Further, the support structure of the present invention can hold the backbar 13 in any changed or tilted posture as noted above, and thus, in the case where the backbar 13 is supported via a single leaf spring, for example, the support structure of the present invention can eliminate a need for pressing, with a great force, the workpiece against the backbar 13 to thereby forcedly cause the backbar 13 to extend along the workpiece.

Whereas each of the bolt inserting holes 21a, 22a, 23a, 21b, 22b, 23b in the preferred embodiment has been described above as having an elongated shape as shown in FIG. 2 or 3, each of these inserting holes may be a circular hole greater in diameter than the outer diameter of a corresponding one of the first and second bolts 26 and 35.

INDUSTRIAL APPLICABILITY

The welding backbar support structure of the present invention is particularly suited for use in spot-welding using a plurality of backbars.

Claims

1. A structure for supporting a welding backbar to be used as an auxiliary electrode plate in a spot-welding operation, said structure comprising:

a base;

a bracket fixed to said base; and

a plurality of leaf springs laminated on said bracket, each of said leaf springs being fixed at one end portion thereof to said bracket by means of a first bolt, each of said leaf springs having another end portion projecting beyond said bracket, said backbar being fixed to the other end portions of said leaf springs by means of a second bolt.

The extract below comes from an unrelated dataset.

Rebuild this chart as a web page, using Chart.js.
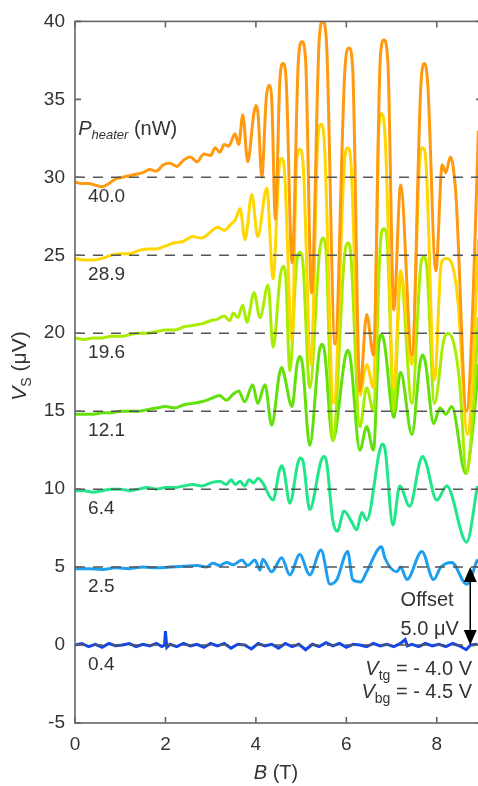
<!DOCTYPE html>
<html><head><meta charset="utf-8">
<script src="https://cdn.jsdelivr.net/npm/chart.js@4.4.0/dist/chart.umd.min.js"></script>
<style>html,body{margin:0;padding:0;background:#fff;overflow:hidden;width:478px;height:786px}canvas{display:block}</style>
</head><body><canvas id="c" width="486" height="786"></canvas>
<script>
const xTicks=[0,2,4,6,8];
const yTicks=[-5,0,5,10,15,20,25,30,35,40];
const offsets=[30,25,20,15,10,5,0];
const powerLabels=['40.0','28.9','19.6','12.1','6.4','2.5','0.4'];
const colors=['#ff9a10','#ffd600','#a8ec00','#62e00a','#20e68a','#1f9eee','#1448e6'];

// 40.0 nW
const bOrange=[0,0.15,0.3,0.45,0.6,0.75,0.9,1.05,1.2,1.35,1.5,1.65,1.8,1.95,2.1,2.25,2.4,2.55,2.7,2.85,3.0,3.1,3.2,3.3,3.4,3.47,3.54,3.62,3.71,3.82,3.95,4.0,4.05,4.13,4.23,4.29,4.35,4.43,4.53,4.6,4.67,4.8,4.94,5.02,5.1,5.23,5.4,5.48,5.56,5.75,5.97,6.06,6.14,6.3,6.45,6.6,6.75,6.83,6.92,7.05,7.2,7.45,7.65,7.73,7.8,7.98,8.12,8.2,8.3,8.42,8.66,8.8,8.92];
const vOrange=[29.7,29.6,29.6,29.5,29.4,29.6,29.9,30.0,30.1,30.2,30.3,30.5,30.4,30.8,30.9,30.7,31.1,31.3,31.0,31.5,31.4,31.9,31.6,32.1,32.0,32.4,32.8,32.1,34.0,31.0,34.0,34.6,34.0,30.0,35.1,35.9,35.0,27.3,36.2,37.3,36.2,24.5,37.5,38.7,37.5,22.6,38.8,40.0,38.7,19.3,37.0,38.3,37.0,16.3,21.2,18.6,37.6,38.8,37.3,21.5,29.5,18.6,36.0,37.3,36.0,24.0,30.8,30.3,31.3,29.0,15.0,22.0,33.0];
// 28.9 nW
const bYellow=[0,0.2,0.4,0.6,0.8,1.0,1.2,1.4,1.6,1.8,2.0,2.2,2.4,2.6,2.8,3.0,3.15,3.3,3.45,3.55,3.65,3.76,3.91,4.04,4.24,4.38,4.51,4.57,4.63,4.8,4.9,4.97,5.04,5.22,5.37,5.44,5.51,5.72,5.96,6.03,6.1,6.3,6.45,6.6,6.72,6.78,6.86,7.05,7.2,7.45,7.62,7.69,7.76,7.95,8.1,8.2,8.35,8.47,8.68,8.82,8.92];
const vYellow=[24.8,24.7,24.7,24.8,25.0,25.1,25.1,25.3,25.4,25.4,25.6,25.8,25.9,26.2,26.1,26.5,26.8,26.6,27.0,27.3,28.0,26.0,28.9,26.2,29.3,23.5,30.5,31.2,30.5,19.5,31.0,31.8,31.0,18.0,32.5,33.4,32.4,15.5,31.0,31.9,31.0,16.0,18.0,16.5,33.2,34.1,32.5,16.5,24.0,18.0,31.0,31.9,31.0,17.0,24.5,24.8,24.3,22.0,13.5,19.0,26.0];
// 19.6 nW
const bLime=[0,0.2,0.4,0.6,0.8,1.0,1.2,1.4,1.6,1.8,2.0,2.2,2.4,2.6,2.8,3.0,3.15,3.3,3.42,3.5,3.6,3.71,3.8,3.96,4.09,4.27,4.38,4.54,4.6,4.66,4.75,4.9,4.97,5.04,5.19,5.41,5.48,5.55,5.7,5.96,6.03,6.1,6.3,6.45,6.6,6.76,6.83,6.9,7.05,7.2,7.45,7.64,7.71,7.78,7.95,8.15,8.25,8.38,8.5,8.66,8.8,8.92];
const vLime=[19.7,19.6,19.7,19.7,19.8,19.8,19.9,20.0,20.0,20.1,20.2,20.2,20.4,20.5,20.6,20.8,20.9,21.1,20.8,21.3,21.0,21.8,20.7,22.6,21.0,23.1,19.1,23.7,24.3,23.6,17.6,24.5,25.2,24.5,16.5,25.3,26.1,25.3,13.1,25.0,25.8,25.0,14.0,16.5,15.0,26.0,26.7,26.0,15.0,23.7,15.5,24.2,24.9,24.2,15.5,19.5,20.0,19.3,17.0,11.0,15.0,21.0];
// 12.1 nW
const bGreen=[0,0.2,0.4,0.6,0.8,1.0,1.2,1.4,1.6,1.8,2.0,2.2,2.4,2.6,2.8,3.0,3.2,3.35,3.5,3.62,3.75,3.93,4.04,4.2,4.35,4.52,4.57,4.62,4.8,4.91,4.97,5.03,5.19,5.4,5.46,5.52,5.7,5.97,6.03,6.09,6.3,6.45,6.6,6.72,6.78,6.84,7.05,7.2,7.45,7.63,7.69,7.75,7.93,8.07,8.2,8.33,8.64,8.8,8.92];
const vGreen=[14.8,14.8,14.8,14.9,14.9,15.0,15.0,15.0,15.1,15.2,15.3,15.2,15.4,15.5,15.6,15.8,16.0,15.7,16.1,16.3,15.6,16.7,15.5,16.7,14.1,17.4,17.8,17.4,15.3,18.0,18.5,18.0,12.8,18.8,19.3,18.8,13.1,18.4,18.9,18.4,12.5,14.0,12.5,19.4,19.9,19.4,14.6,17.5,13.5,18.1,18.6,18.1,14.2,15.2,14.8,15.3,11.0,14.0,18.0];
// 6.4 nW
const bTeal=[0,0.2,0.4,0.6,0.8,1.0,1.2,1.4,1.6,1.8,2.0,2.2,2.4,2.6,2.8,3.0,3.2,3.35,3.45,3.55,3.65,3.75,3.85,3.95,4.05,4.15,4.38,4.52,4.57,4.62,4.75,4.93,4.99,5.05,5.19,5.44,5.5,5.56,5.7,5.8,5.95,6.1,6.23,6.34,6.45,6.74,6.8,6.86,7.03,7.18,7.4,7.63,7.69,7.75,8.0,8.22,8.66,8.9];
const vTeal=[9.9,9.9,9.8,9.9,10.0,10.0,9.9,10.0,10.1,10.0,10.1,10.1,10.2,10.3,10.2,10.4,10.5,10.3,10.6,10.3,10.5,10.2,10.6,10.4,10.7,10.4,9.3,11.2,11.5,11.2,9.1,11.7,12.0,11.7,8.7,11.8,12.1,11.8,8.0,7.3,8.6,8.0,7.4,8.5,8.0,12.5,12.9,12.5,7.7,10.2,8.9,11.8,12.1,11.8,9.3,10.2,6.6,10.2];
// 2.5 nW
const bSky=[0,0.3,0.6,0.9,1.2,1.5,1.8,2.1,2.4,2.7,2.9,3.05,3.2,3.35,3.5,3.69,3.82,3.98,4.09,4.15,4.35,4.57,4.75,4.97,5.19,5.44,5.64,5.79,6.03,6.14,6.32,6.45,6.78,6.85,7.12,7.2,7.34,7.67,7.93,8.09,8.33,8.66,8.9];
const vSky=[4.9,4.9,4.85,4.95,4.9,5.0,4.95,5.0,5.05,5.1,5.0,5.25,5.1,5.3,5.15,5.45,5.1,5.45,4.8,5.5,4.7,5.6,4.5,5.8,4.5,6.1,3.9,4.2,6.0,4.2,4.05,4.7,6.3,5.6,4.7,5.0,4.2,6.0,4.2,5.0,5.3,3.9,5.5];
// 0.4 nW
const bBlue=[0,0.15,0.3,0.45,0.6,0.75,0.9,1.05,1.2,1.35,1.5,1.65,1.8,1.92,1.98,2.0,2.03,2.1,2.25,2.4,2.55,2.7,2.85,3.0,3.15,3.3,3.45,3.6,3.75,3.9,4.05,4.2,4.35,4.5,4.65,4.8,4.95,5.1,5.25,5.4,5.55,5.7,5.85,6.0,6.15,6.3,6.45,6.6,6.75,6.9,7.05,7.2,7.3,7.35,7.45,7.6,7.75,7.9,8.05,8.2,8.35,8.5,8.65,8.75,8.9];
const vBlue=[0.0,0.1,-0.1,0.05,-0.15,0.1,-0.05,0.0,0.1,-0.1,0.05,-0.05,0.1,-0.1,0.0,0.9,-0.15,0.05,-0.1,0.1,-0.05,0.05,-0.15,0.1,-0.05,0.1,-0.2,0.05,0.0,-0.25,0.1,-0.05,0.05,-0.2,0.1,-0.1,0.05,-0.3,0.05,-0.1,0.15,-0.05,0.1,-0.15,0.05,0.0,-0.1,0.1,-0.05,0.05,-0.1,0.1,0.35,-0.05,0.05,-0.1,0.1,-0.05,0.05,-0.1,0.1,-0.05,-0.3,0.0,0.05];

const seriesB=[bOrange,bYellow,bLime,bGreen,bTeal,bSky,bBlue];
const seriesV=[vOrange,vYellow,vLime,vGreen,vTeal,vSky,vBlue];

const FONT='"Liberation Sans", Arial, sans-serif';
const TXT='#333';

function rich(ctx,x,y,parts,align){
  let w=0;
  parts.forEach(p=>{ctx.font=p.f;w+=ctx.measureText(p.t).width;});
  let cx = align==='right'? x-w : align==='center'? x-w/2 : x;
  parts.forEach(p=>{ctx.font=p.f;ctx.fillText(p.t,cx,y+(p.dy||0));cx+=ctx.measureText(p.t).width;});
}

const annot={
  id:'annot',
  afterDatasetsDraw(chart){
    const {ctx,chartArea:a,scales:{x,y}}=chart;
    ctx.save();
    ctx.strokeStyle='#555';ctx.lineWidth=1.5;ctx.setLineDash([10,8]);
    offsets.forEach(o=>{const py=y.getPixelForValue(o);ctx.beginPath();ctx.moveTo(a.left,py);ctx.lineTo(a.right,py);ctx.stroke();});
    ctx.setLineDash([]);
    ctx.strokeStyle='#666';ctx.lineWidth=1.6;
    ctx.strokeRect(a.left,a.top,a.right-a.left,a.bottom-a.top);
    ctx.beginPath();
    xTicks.forEach(v=>{const px=x.getPixelForValue(v);ctx.moveTo(px,a.bottom);ctx.lineTo(px,a.bottom-6);ctx.moveTo(px,a.top);ctx.lineTo(px,a.top+6);});
    yTicks.forEach(v=>{const py=y.getPixelForValue(v);ctx.moveTo(a.left,py);ctx.lineTo(a.left+6,py);ctx.moveTo(a.right,py);ctx.lineTo(a.right-6,py);});
    ctx.stroke();
    ctx.fillStyle=TXT;ctx.textBaseline='middle';ctx.textAlign='left';
    const n='19px '+FONT;
    offsets.forEach((o,i)=>{ctx.font=n;ctx.fillText(powerLabels[i],x.getPixelForValue(0.29),y.getPixelForValue(o-1.25));});
    ctx.textBaseline='alphabetic';
    rich(ctx,x.getPixelForValue(0.07),y.getPixelForValue(32.7),[
      {t:'P',f:'italic 20px '+FONT},{t:'heater',f:'italic 13px '+FONT,dy:4},{t:' (nW)',f:'20px '+FONT}],'left');
    const ax=x.getPixelForValue(8.74), y5=y.getPixelForValue(5), y0=y.getPixelForValue(0);
    ctx.strokeStyle='#000';ctx.fillStyle='#000';ctx.lineWidth=1.5;
    ctx.beginPath();ctx.moveTo(ax,y5+12);ctx.lineTo(ax,y0-12);ctx.stroke();
    ctx.beginPath();ctx.moveTo(ax,y5);ctx.lineTo(ax-6.5,y5+15);ctx.lineTo(ax+6.5,y5+15);ctx.closePath();ctx.fill();
    ctx.beginPath();ctx.moveTo(ax,y0);ctx.lineTo(ax-6.5,y0-15);ctx.lineTo(ax+6.5,y0-15);ctx.closePath();ctx.fill();
    ctx.fillStyle=TXT;
    ctx.font='20px '+FONT;ctx.fillText('Offset',x.getPixelForValue(7.2),y.getPixelForValue(2.5));
    ctx.fillText('5.0 \u03bcV',x.getPixelForValue(7.2),y.getPixelForValue(0.65));
    const rx=x.getPixelForValue(8.78);
    rich(ctx,rx,y.getPixelForValue(-1.9),[{t:'V',f:'italic 20px '+FONT},{t:'tg',f:'14px '+FONT,dy:5},{t:' = - 4.0 V',f:'20px '+FONT}],'right');
    rich(ctx,rx,y.getPixelForValue(-3.4),[{t:'V',f:'italic 20px '+FONT},{t:'bg',f:'14px '+FONT,dy:5},{t:' = - 4.5 V',f:'20px '+FONT}],'right');
    rich(ctx,276,779,[{t:'B',f:'italic 20px '+FONT},{t:' (T)',f:'20px '+FONT}],'center');
    ctx.translate(26,366);ctx.rotate(-Math.PI/2);
    rich(ctx,0,0,[{t:'V',f:'italic 21px '+FONT},{t:'S',f:'14px '+FONT,dy:5},{t:' (\u03bcV)',f:'21px '+FONT}],'center');
    ctx.restore();
  }
};

const datasets=seriesB.map((bs,i)=>({
  label:powerLabels[i],
  data:bs.map((b,j)=>({x:b,y:seriesV[i][j]})),
  borderColor:colors[i],
  borderWidth:3,
  pointRadius:0,
  fill:false,
  cubicInterpolationMode: i===6?'default':'monotone',
  tension: i===6?0:0.4
}));

new Chart(document.getElementById('c'),{
  type:'line',
  data:{datasets},
  options:{
    responsive:false,animation:false,devicePixelRatio:1,
    layout:{padding:{top:13,right:4,left:0,bottom:0}},
    plugins:{legend:{display:false},tooltip:{enabled:false}},
    scales:{
      x:{type:'linear',min:0,max:9,
        afterBuildTicks:s=>{s.ticks=xTicks.map(v=>({value:v}));},
        afterFit:s=>{s.height=63;},
        grid:{display:false,drawTicks:false},border:{display:false},
        ticks:{padding:10,autoSkip:false,maxRotation:0,color:TXT,font:{family:FONT,size:19}}},
      y:{type:'linear',min:-5,max:40,
        afterBuildTicks:s=>{s.ticks=yTicks.map(v=>({value:v}));},
        afterFit:s=>{s.width=75;},
        grid:{display:false,drawTicks:false},border:{display:false},
        ticks:{padding:10,color:TXT,font:{family:FONT,size:19}}}
    }
  },
  plugins:[annot]
});
</script></body></html>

2. A structure according to claim 1 wherein each of said leaf springs has bolt inserting holes formed therein for insertion therethrough the first and second bolts, each of the bolt inserting holes being greater in size than an outer diameter of a corresponding one of said first and second bolts,

said plurality of leaf springs can be fixed in a position tilted horizontally and/or vertically relative to a longitudinal direction of said bracket, and

said backbar can be fixed in a position tilted horizontally and/or vertically relative to a longitudinal direction of said plurality of leaf springs.

3. A structure according to claim 1 wherein said plurality of leaf springs are three laminated leaf springs.